Beyond procedural issues, the Supreme Court addressed the heart of the matter: the unconscionable interest and penalties. Citing Articles 1229 and 2227 of the Civil Code, the Court reiterated its power to equitably reduce penalties deemed “iniquitous or unconscionable.”

Article 1229. The judge shall equitably reduce the penalty when the principal obligation has been partly or irregularly complied with by the debtor. Even if there has been no performance, the penalty may also be reduced by the courts if it is iniquitous or unconscionable.

Article 2227. Liquidated damages, whether intended as an indemnity or penalty, shall be equitably reduced if they are iniquitous or unconscionable.

The Court found the 12% per annum compounded monthly interest and 6% per annum compounded monthly penalty imposed by GSIS to be precisely that – unconscionable.
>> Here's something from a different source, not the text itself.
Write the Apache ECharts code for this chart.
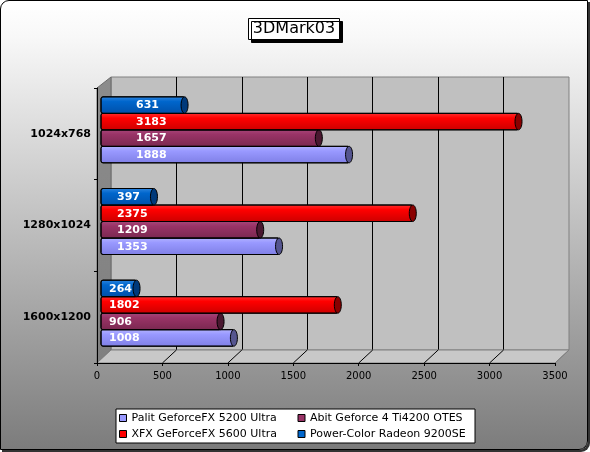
<!DOCTYPE html>
<html>
<head>
<meta charset="utf-8">
<script src="https://cdn.jsdelivr.net/npm/echarts@6/dist/echarts.min.js"></script>
<style>
  html, body { margin: 0; padding: 0; background: #fff; }
  #frame {
    position: absolute; left: 0; top: 0;
    width: 586px; height: 448px;
    border: 1px solid #000;
    border-radius: 9px 0 9px 0;
    box-shadow: 2px 2px 0 #333;
    overflow: hidden;
    background: linear-gradient(to bottom, #ffffff 0%, #f8f8f8 8%, #7c7c7c 100%);
  }
  #chart { width: 586px; height: 448px; }
</style>
</head>
<body>
<div id="frame"><div id="chart"></div></div>
<script>
const resolutions = ['1600x1200', '1280x1024', '1024x768'];
const cards = [
  'Palit GeforceFX 5200 Ultra',
  'Abit Geforce 4 Ti4200 OTES',
  'XFX GeForceFX 5600 Ultra',
  'Power-Color Radeon 9200SE'
];
const palit = [1008, 1353, 1888];
const abit = [906, 1209, 1657];
const xfx = [1802, 2375, 3183];
const powerColor = [264, 397, 631];
const xTicks = [0, 500, 1000, 1500, 2000, 2500, 3000, 3500];

const seriesValues = [palit, abit, xfx, powerColor];
const baseColors = ['#9999ff', '#993366', '#ff0000', '#0066cc'];
const topColors = ['#b4b4ff', '#a8467a', '#ff3030', '#2f86e0'];
const bottomColors = ['#7f7fe6', '#7a2850', '#cc0000', '#004fa8'];
const capColors = ['#55558f', '#4a1830', '#8a0000', '#00397a'];

const chart = echarts.init(document.getElementById('chart'));
const font = 'DejaVu Sans';

// depth shift of the bars relative to the front axis, and label inset per group
const barShift = 4;
const labelInset = [8, 16, 35];

function makeRender(si) {
  return function (params, api) {
    const val = api.value(0);
    const cat = api.value(1);
    const base = api.coord([0, cat]);
    const tip = api.coord([val, cat]);
    const band = api.size([0, 1])[1];
    const h = band * 0.18;
    const yc = base[1] - 4 + (1.5 - si) * h;
    const x0 = base[0] + barShift;
    const len = tip[0] - base[0];
    return {
      type: 'group',
      children: [
        {
          type: 'rect',
          shape: { x: x0, y: yc - h / 2, width: len, height: h, r: [2, 0, 0, 2] },
          style: {
            fill: {
              type: 'linear', x: 0, y: 0, x2: 0, y2: 1,
              colorStops: [
                { offset: 0, color: topColors[si] },
                { offset: 0.3, color: baseColors[si] },
                { offset: 1, color: bottomColors[si] }
              ]
            },
            stroke: '#000',
            lineWidth: 1
          }
        },
        {
          type: 'ellipse',
          shape: { cx: x0 + len + 1, cy: yc, rx: 3.5, ry: h / 2 },
          style: { fill: capColors[si], stroke: '#000', lineWidth: 1 }
        },
        {
          type: 'text',
          x: x0 + labelInset[cat],
          y: yc + 0.5,
          style: {
            text: String(val),
            fill: '#fff',
            font: 'bold 11px "' + font + '"',
            verticalAlign: 'middle',
            align: 'left'
          }
        }
      ]
    };
  };
}

const option = {
  animation: false,
  backgroundColor: 'transparent',
  title: {
    text: '3DMark03',
    left: 'center',
    top: 17,
    padding: [3, 5, 3, 5],
    backgroundColor: '#fff',
    borderColor: '#000',
    borderWidth: 1,
    shadowColor: '#000',
    shadowBlur: 0,
    shadowOffsetX: 3,
    shadowOffsetY: 3,
    textStyle: { fontFamily: font, fontSize: 16, fontWeight: 'normal', color: '#000' }
  },
  legend: {
    data: cards,
    left: 115,
    top: 408,
    width: 420,
    padding: 3,
    itemGap: 4,
    itemWidth: 7,
    itemHeight: 7,
    icon: 'rect',
    backgroundColor: '#fff',
    borderColor: '#000',
    borderWidth: 1,
    itemStyle: { borderColor: '#000', borderWidth: 1 },
    textStyle: { fontFamily: font, fontSize: 11, color: '#000', width: 162, lineHeight: 12 }
  },
  grid: [
    { left: 110, top: 76, width: 458, height: 273, show: true,
      backgroundColor: '#c0c0c0', borderColor: '#808080', borderWidth: 1 },
    { left: 96, top: 87, width: 458, height: 275 }
  ],
  xAxis: [
    {
      gridIndex: 0, type: 'value', min: 0, max: 3500, interval: 500,
      axisLine: { show: false }, axisTick: { show: false }, axisLabel: { show: false },
      splitLine: { show: true, showMinLine: false, showMaxLine: false, lineStyle: { color: '#000', width: 1 } }
    },
    {
      gridIndex: 1, type: 'value', min: 0, max: 3500, interval: 500, z: 3,
      axisLine: { show: true, lineStyle: { color: '#000', width: 1 } },
      axisTick: { show: true, length: 3, lineStyle: { color: '#000' } },
      axisLabel: { fontFamily: font, fontSize: 10, color: '#000', margin: 8, formatter: v => String(v) },
      splitLine: { show: false }
    }
  ],
  yAxis: [
    { gridIndex: 0, type: 'category', data: resolutions, show: false },
    {
      gridIndex: 1, type: 'category', data: resolutions, z: 3,
      axisLine: { show: true, lineStyle: { color: '#000', width: 1 } },
      axisTick: { show: true, length: 3, lineStyle: { color: '#000' } },
      axisLabel: { fontFamily: font, fontSize: 11, fontWeight: 'bold', color: '#000', margin: 6 }
    }
  ],
  series: seriesValues.map((vals, si) => ({
    type: 'custom',
    name: cards[si],
    xAxisIndex: 1,
    yAxisIndex: 1,
    z: 4,
    itemStyle: { color: baseColors[si] },
    encode: { x: 0, y: 1 },
    data: vals.map((v, ci) => [v, ci]),
    renderItem: makeRender(si)
  }))
};

chart.setOption(option);

// side wall and floor of the 3D box, placed from the axes' own pixel conversion
const fx = v => chart.convertToPixel({ xAxisIndex: 1 }, v);
const bx = v => chart.convertToPixel({ xAxisIndex: 0 }, v);
const frontTop = 87, frontBottom = 362, backTop = 76, backBottom = 349;
const walls = [
  {
    type: 'polygon',
    shape: { points: [[fx(0), frontTop], [bx(0), backTop], [bx(0), backBottom], [fx(0), frontBottom]] },
    style: {
      fill: { type: 'linear', x: 0, y: 0, x2: 0, y2: 1,
        colorStops: [{ offset: 0, color: '#8c8c8c' }, { offset: 1, color: '#808080' }] },
      stroke: '#6a6a6a', lineWidth: 1
    }
  },
  {
    type: 'polygon',
    shape: { points: [[fx(0), frontBottom], [bx(0), backBottom], [bx(3500), backBottom], [fx(3500), frontBottom]] },
    style: { fill: '#c8c8c8', stroke: '#808080', lineWidth: 1 }
  }
];
xTicks.slice(1).forEach((t, i) => {
  walls.push({
    type: 'line',
    shape: { x1: fx(t), y1: frontBottom, x2: bx(t), y2: backBottom },
    style: { stroke: i === xTicks.length - 2 ? '#808080' : '#000', lineWidth: 1 }
  });
});
chart.setOption({ graphic: { elements: walls } });
</script>
</body>
</html>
It drew a stark comparison between Aclado’s original loan amounts and the astronomical total due, emphasizing the “enormous disparity.” The compounded interest and penalties had inflated her debt by over 432%, a figure the Court deemed shocking and unjust, especially considering GSIS failed to provide prior notice or demand for payment before imposing these hefty charges.

Furthermore, the Court highlighted that default, which triggers penalties, only begins upon demand from the creditor. In Aclado’s case, GSIS had not shown evidence of prior demands for payment before imposing the compounded charges. The collection letter of August 19, 2015, was considered the point at which Aclado could be deemed in default, and penalties should only accrue from that date.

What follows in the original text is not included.